By contrast, it is almost always an error to bind to a
particular port in a client. (Notice that both of the above
examples are flexible about the ports they bind to.) To see why this
is bad, consider a web browser. They often create several connections
to download a single web page, one each to fetch all of the individual
pieces of the page: images, applets, sound clips, etc. If they always
bound to a particular local port, they could only have one connection
going at a time. Also, you couldn't have a second instance of the web
browser downloading another page at the same time.
That's not the biggest problem, though.
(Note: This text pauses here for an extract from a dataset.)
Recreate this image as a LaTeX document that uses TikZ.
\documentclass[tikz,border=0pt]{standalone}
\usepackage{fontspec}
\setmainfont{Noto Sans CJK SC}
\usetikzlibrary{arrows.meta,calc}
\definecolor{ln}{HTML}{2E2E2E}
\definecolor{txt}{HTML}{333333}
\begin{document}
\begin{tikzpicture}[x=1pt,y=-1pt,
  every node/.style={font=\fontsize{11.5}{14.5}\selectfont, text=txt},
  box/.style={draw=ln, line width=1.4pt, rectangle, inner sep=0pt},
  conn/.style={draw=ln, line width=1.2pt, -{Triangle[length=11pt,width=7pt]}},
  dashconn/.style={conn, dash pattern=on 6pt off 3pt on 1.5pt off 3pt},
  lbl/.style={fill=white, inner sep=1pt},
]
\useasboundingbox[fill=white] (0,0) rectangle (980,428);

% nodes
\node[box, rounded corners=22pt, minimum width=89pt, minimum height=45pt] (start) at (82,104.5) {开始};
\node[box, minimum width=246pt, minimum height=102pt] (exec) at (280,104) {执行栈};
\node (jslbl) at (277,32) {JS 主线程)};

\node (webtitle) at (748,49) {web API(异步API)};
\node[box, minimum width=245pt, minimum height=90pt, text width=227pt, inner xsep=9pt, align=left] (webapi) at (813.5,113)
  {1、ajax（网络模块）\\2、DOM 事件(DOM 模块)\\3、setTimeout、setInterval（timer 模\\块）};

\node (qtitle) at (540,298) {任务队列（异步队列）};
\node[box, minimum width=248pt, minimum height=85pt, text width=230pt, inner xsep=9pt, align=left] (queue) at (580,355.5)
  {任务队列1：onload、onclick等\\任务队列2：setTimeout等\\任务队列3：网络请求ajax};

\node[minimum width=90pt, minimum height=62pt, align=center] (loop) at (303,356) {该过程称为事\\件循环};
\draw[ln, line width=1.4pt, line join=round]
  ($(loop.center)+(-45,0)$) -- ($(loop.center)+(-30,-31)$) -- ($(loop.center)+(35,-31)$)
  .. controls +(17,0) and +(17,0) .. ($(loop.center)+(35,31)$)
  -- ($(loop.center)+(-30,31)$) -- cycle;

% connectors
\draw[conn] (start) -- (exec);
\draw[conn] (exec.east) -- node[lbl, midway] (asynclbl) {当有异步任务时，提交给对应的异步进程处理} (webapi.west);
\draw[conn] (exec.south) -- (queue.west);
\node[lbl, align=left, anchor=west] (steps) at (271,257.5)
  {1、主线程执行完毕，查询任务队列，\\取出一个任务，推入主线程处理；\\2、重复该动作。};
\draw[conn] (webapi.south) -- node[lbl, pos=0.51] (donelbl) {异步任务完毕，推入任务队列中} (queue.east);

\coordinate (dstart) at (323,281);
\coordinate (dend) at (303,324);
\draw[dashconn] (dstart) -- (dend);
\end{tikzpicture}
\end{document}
When you close a TCP
connection, it goes into the TIME_WAIT state for a short period
(between 30 and 120 seconds, typically), during which you cannot reuse
that connection's "5-tuple:" the combination of {local host, local port,
remote host, remote port, transport protocol}. (This timeout period
is a feature of all correctly-written TCP/IP stacks, and is covered
in RFC 793 and especially
RFC 1122.) In practical
terms, this means that if you bind to a specific port all the time,
you cannot connect to the same host using the same remote port until
the TIME_WAIT period expires. I have personally seen anomalous
cases where the TIME_WAIT period does not occur, but when this
happens, it's a bug in the stack, not something you should count on.
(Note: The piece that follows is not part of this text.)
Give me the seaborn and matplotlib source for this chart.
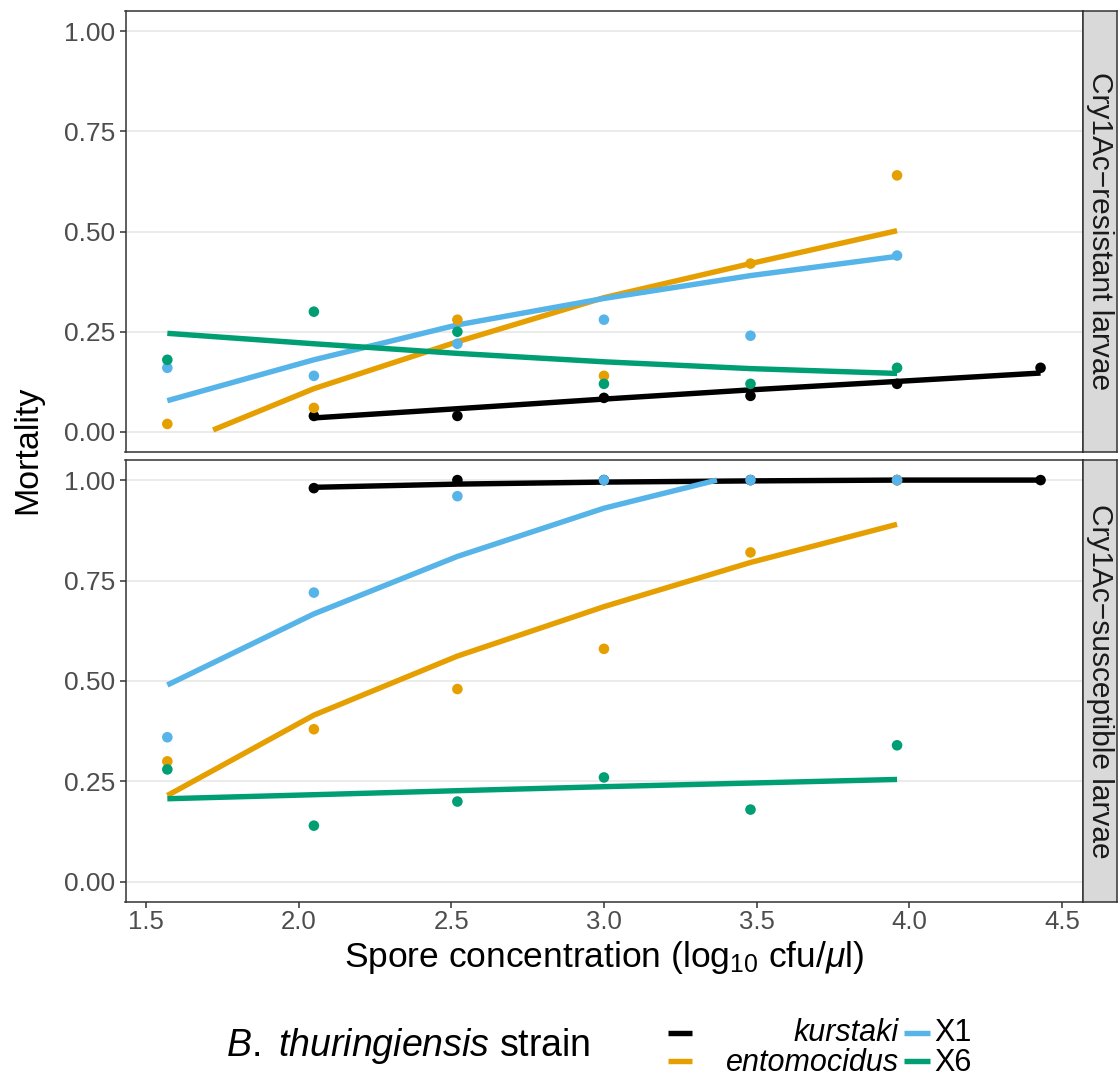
import matplotlib
matplotlib.use("Agg")
import matplotlib.pyplot as plt
import seaborn as sns
import pandas as pd
from matplotlib import font_manager
from matplotlib.lines import Line2D

# ---------------- data ----------------
strains = ["kurstaki", "entomocidus", "X1", "X6"]
colors = ["#000000", "#E69F00", "#56B4E9", "#009E73"]
panels = ["Cry1Ac\u2212resistant larvae", "Cry1Ac\u2212susceptible larvae"]

dose_k = [2.05, 2.52, 3.00, 3.48, 3.96, 4.43]
dose_o = [1.57, 2.05, 2.52, 3.00, 3.48, 3.96]

# observed mortality, resistant larvae
res_kurstaki = [0.04, 0.04, 0.085, 0.09, 0.12, 0.16]
res_entomocidus = [0.02, 0.06, 0.28, 0.14, 0.42, 0.64]
res_X1 = [0.16, 0.14, 0.22, 0.28, 0.24, 0.44]
res_X6 = [0.18, 0.30, 0.25, 0.12, 0.12, 0.16]
# observed mortality, susceptible larvae
sus_kurstaki = [0.98, 1.00, 1.00, 1.00, 1.00, 1.00]
sus_entomocidus = [0.30, 0.38, 0.48, 0.58, 0.82, 1.00]
sus_X1 = [0.36, 0.72, 0.96, 1.00, 1.00, 1.00]
sus_X6 = [0.28, 0.14, 0.20, 0.26, 0.18, 0.34]

# fitted curves
fit_res_kurstaki_x = [2.05, 2.52, 3.00, 3.48, 3.96, 4.43]
fit_res_kurstaki_y = [0.035, 0.058, 0.082, 0.105, 0.126, 0.147]
fit_res_entomocidus_x = [1.72, 2.05, 2.52, 3.00, 3.48, 3.96]
fit_res_entomocidus_y = [0.005, 0.108, 0.225, 0.335, 0.42, 0.502]
fit_res_X1_x = [1.57, 2.05, 2.52, 3.00, 3.48, 3.96]
fit_res_X1_y = [0.078, 0.18, 0.267, 0.333, 0.39, 0.438]
fit_res_X6_x = [1.57, 2.05, 2.52, 3.00, 3.48, 3.96]
fit_res_X6_y = [0.246, 0.22, 0.196, 0.175, 0.158, 0.146]

fit_sus_kurstaki_x = [2.05, 2.52, 3.00, 3.48, 3.96, 4.43]
fit_sus_kurstaki_y = [0.982, 0.99, 0.995, 0.998, 1.0, 1.0]
fit_sus_entomocidus_x = [1.57, 2.05, 2.52, 3.00, 3.48, 3.96]
fit_sus_entomocidus_y = [0.215, 0.415, 0.562, 0.685, 0.795, 0.89]
fit_sus_X1_x = [1.57, 2.05, 2.52, 3.00, 3.37]
fit_sus_X1_y = [0.49, 0.667, 0.81, 0.93, 1.0]
fit_sus_X6_x = [1.57, 2.05, 2.52, 3.00, 3.48, 3.96]
fit_sus_X6_y = [0.207, 0.217, 0.227, 0.237, 0.246, 0.255]

xticks = [1.5, 2.0, 2.5, 3.0, 3.5, 4.0, 4.5]
yticks = [0.0, 0.25, 0.5, 0.75, 1.0]
ytick_labels = ["0.00", "0.25", "0.50", "0.75", "1.00"]

# ---------------- style ----------------
sns.set_theme(style="white")
available = {f.name for f in font_manager.fontManager.ttflist}
narrow = "Liberation Sans Narrow" in available
FONT = "Liberation Sans Narrow" if narrow else "Liberation Sans"
k = 1.12 if narrow else 1.0
plt.rcParams["font.family"] = [FONT, "DejaVu Sans"]
plt.rcParams["mathtext.fontset"] = "custom"
plt.rcParams["mathtext.rm"] = FONT
plt.rcParams["mathtext.it"] = FONT + ":italic"
plt.rcParams["mathtext.bf"] = FONT + ":bold"

palette = dict(zip(strains, colors))


def build(panel_obs, panel_fit):
    pts = []
    for s, vals in zip(strains, panel_obs):
        xs = dose_k if s == "kurstaki" else dose_o
        for xv, yv in zip(xs, vals):
            pts.append({"dose": xv, "mortality": yv, "strain": s})
    fits = []
    for s, (fx, fy) in zip(strains, panel_fit):
        for xv, yv in zip(fx, fy):
            fits.append({"dose": xv, "mortality": yv, "strain": s})
    return pd.DataFrame(pts), pd.DataFrame(fits)


obs_top = [res_kurstaki, res_entomocidus, res_X1, res_X6]
fit_top = [(fit_res_kurstaki_x, fit_res_kurstaki_y), (fit_res_entomocidus_x, fit_res_entomocidus_y),
           (fit_res_X1_x, fit_res_X1_y), (fit_res_X6_x, fit_res_X6_y)]
obs_bot = [sus_kurstaki, sus_entomocidus, sus_X1, sus_X6]
fit_bot = [(fit_sus_kurstaki_x, fit_sus_kurstaki_y), (fit_sus_entomocidus_x, fit_sus_entomocidus_y),
           (fit_sus_X1_x, fit_sus_X1_y), (fit_sus_X6_x, fit_sus_X6_y)]

W, H = 1118, 1077
fig = plt.figure(figsize=(W / 100, H / 100), dpi=100)
fig.patch.set_facecolor("white")

left, right = 125.5, 1083
panel_px = [(11, 452), (460, 902)]
axes = []
for (top, bot) in panel_px:
    ax = fig.add_axes([left / W, 1 - bot / H, (right - left) / W, (bot - top) / H])
    axes.append(ax)

for ax, obs, fit, lab in zip(axes, [obs_top, obs_bot], [fit_top, fit_bot], panels):
    dpts, dfit = build(obs, fit)
    sns.lineplot(data=dfit, x="dose", y="mortality", hue="strain", hue_order=strains,
                 palette=palette, linewidth=3.9, legend=False, ax=ax, estimator=None,
                 sort=True, solid_capstyle="butt", zorder=2)
    sns.scatterplot(data=dpts, x="dose", y="mortality", hue="strain", hue_order=strains,
                    palette=palette, s=58, edgecolor="none", legend=False, ax=ax, zorder=3)
    ax.set_xlim(1.433, 4.569)
    ax.set_ylim(-0.05, 1.05)
    ax.set_yticks(yticks)
    ax.set_yticklabels(ytick_labels)
    ax.set_xticks(xticks)
    ax.set_xticklabels([f"{t:.1f}" for t in xticks])
    ax.set_xlabel("")
    ax.set_ylabel("")
    ax.yaxis.grid(True, color="#EBEBEB", linewidth=1.4)
    ax.xaxis.grid(False)
    ax.set_axisbelow(True)
    for sp in ax.spines.values():
        sp.set_color("#333333")
        sp.set_linewidth(1.1)
    ax.tick_params(axis="y", which="major", length=4.5, width=1.1, color="#333333",
                   labelcolor="#4D4D4D", labelsize=19 * k, pad=3, left=True)
    ax.tick_params(axis="x", which="major", length=4.5, width=1.1, color="#333333",
                   labelcolor="#4D4D4D", labelsize=18.5 * k, pad=1.5, bottom=True)
    ax.set_facecolor("white")

    # facet strip
    pos = ax.get_position()
    sax = fig.add_axes([right / W, pos.y0, 34 / W, pos.height])
    sax.set_facecolor("#D9D9D9")
    sax.set_xticks([])
    sax.set_yticks([])
    for sp in sax.spines.values():
        sp.set_color("#333333")
        sp.set_linewidth(1.1)
    sax.text(0.5, 0.5, lab, rotation=-90, ha="center", va="center", fontsize=21.5 * k,
             color="#1A1A1A", transform=sax.transAxes)

axes[0].tick_params(axis="x", bottom=False, labelbottom=False)

fig.text(28 / W, 1 - 450 / H, "Mortality", rotation=90, ha="center", va="center",
         fontsize=24.5 * k, color="black")
fig.text((left + right) / 2 / W, 1 - 958 / H, r"Spore concentration (log$_{10}$ cfu/$\mu$l)",
         ha="center", va="center", fontsize=25.5 * k, color="black")

# ---------------- legend ----------------
fig.text(226 / W, 1 - 1046 / H, r"$\it{B.\ thuringiensis}$ strain", ha="left", va="center",
         fontsize=27 * k, color="black")
row_y = [1033, 1061]
row_base = [1041, 1071]
key_cols = [(668, 692), (904, 930)]
entries = [(0, 0, "kurstaki"), (0, 1, "entomocidus"), (1, 0, "X1"), (1, 1, "X6")]
for (col, row, label), c in zip(entries, colors):
    x0, x1 = key_cols[col]
    y = 1 - row_y[row] / H
    yb = 1 - row_base[row] / H
    fig.add_artist(Line2D([x0 / W, x1 / W], [y, y], color=c, linewidth=3.9,
                          transform=fig.transFigure, solid_capstyle="butt"))
    if col == 0:
        fig.text(899 / W, yb, label, ha="right", va="baseline", fontsize=22 * k,
                 style="italic", color="black")
    else:
        fig.text(934 / W, yb, label, ha="left", va="baseline", fontsize=22 * k, color="black")

fig.savefig("out.png", dpi=100, facecolor="white")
For more on this matter, see the
Lame List.
4.14 - What is the connection backlog?
When a connection request comes into a
network stack, it first checks to see if any
program is listening on the requested port. If so, the stack replies to
the remote peer, completing the connection. The
stack stores the connection information in a queue called the connection
backlog. (When there are connections in the backlog, the accept()
call simply causes the stack to remove the oldest connection from the
connection backlog and return a socket for it.)
The purpose of the listen() call is to set the size of the
connection backlog for a particular socket. When the backlog fills up,
the stack begins rejecting connection attempts.
Rejecting connections is a good thing if your program is written to
accept new connections as fast as it reasonably can. If the backlog fills
up despite your program's best efforts, it means your server has hit its
load limit. If the stack were to accept more connections, your program
wouldn't be able to handle them as well as it should, so the client will
think your server is hanging. At least if the connection is rejected,
the client will know the server is too busy and will try again later.
The proper value for backlog depends on how many connections
you expect to see in the time between accept() calls. Let's say
you expect an average of 1000 connections per second, with a burst
value of 3000 connections per second. [Ed. I picked these values
because they're easy to manipulate, not because they're representative
of the real world!] To handle the burst load with a short connection
backlog, your server's time between accept() calls must be under
0.3 milliseconds. Let's say you've measured your time-to-accept under
load, and it's 0.8 milliseconds: fast enough to handle the normal load,
but too slow to handle your burst value. In this case, you could make
backlog relatively large to let the stack queue up connections
under burst conditions. Assuming that these bursts are short, your
program will quickly catch up and clear out the connection backlog.
The traditional value for listen()'s backlog parameter
is 5. On some stacks, that is also the maximum value: this includes the
worstation class Windows NT derivatives and on Windows 95 derivatives. On
the server-class Windows NT derivatives, the maximum connection backlog
size is 200, unless the dynamic backlog feature is enabled. (More info
on dynamic backlogs below.) The stack will use its maximum backlog value
if you pass in a larger value. There is no standard way to find out what
backlog value the stack chose to use.
If your program is quick about calling accept(), low backlog
limits are not normally a problem. However, it does mean that concerted
attempts to make lots of connections in a short period of time can fill
the backlog queue. This makes non-Server flavors of Windows a bad choice
for a high-load server: either
a legitimate load or a SYN flood attack can overload a server on such
a platform. (See below for more on SYN attacks.)
There is a special constant you can use for the backlog size,
SOMAXCONN. This tells the underlying service provider to
set the backlog queue to the largest possible size. This is defined as
5 in winsock.h, and 0x7FFFFFFF in winsock2.h. The Winsock.h definition
limits its value somewhat.
There are even better reasons not to use SOMAXCONN:
that large backlogs make SYN flood attacks much more, shall we say,
effective. When Winsock creates the backlog queue, it starts small and
grows as required. Since the backlog queue is in non-pageable system
memory, a SYN flood can cause the queue to eat a lot of this precious
memory resource.
After the first SYN flood attacks in 1996, Microsoft added a feature
to Windows NT called "dynamic backlog". (The feature is in service pack
3 and higher.) This feature is normally off for backwards compatibility,
but when you turn it on, the stack can increase or decrease the size
of the connection backlog in response to network conditions. (It
can even increase the backlog beyond the "normal" maximum of 200,
in order to soak up malicious SYNs.) The Microsoft Knowledge Base
article that describes the feature also has
some good practical discussion about connection backlogs.
You will note that SYN attacks are dangerous for systems with both
short and very long backlog queues. The point is that a middle ground is
the best course if you expect your server to withstand SYN attacks. Either
use Microsoft's dynamic backlog feature, or pick a value somewhere in
the 20-200 range and tune it as required.
A program can rely too much on the backlog feature. Consider a
single-threaded blocking server: the design means it can only handle
one connection at a time. However, it can set up a large backlog,
making the stack accept and hold connections until the program gets
around to handling the next one. (See this
example to see the technique at work.) You should not take advantage
of the feature this way unless your connection rate is very low and the
connection times are very short. (Pedagogues excepted.)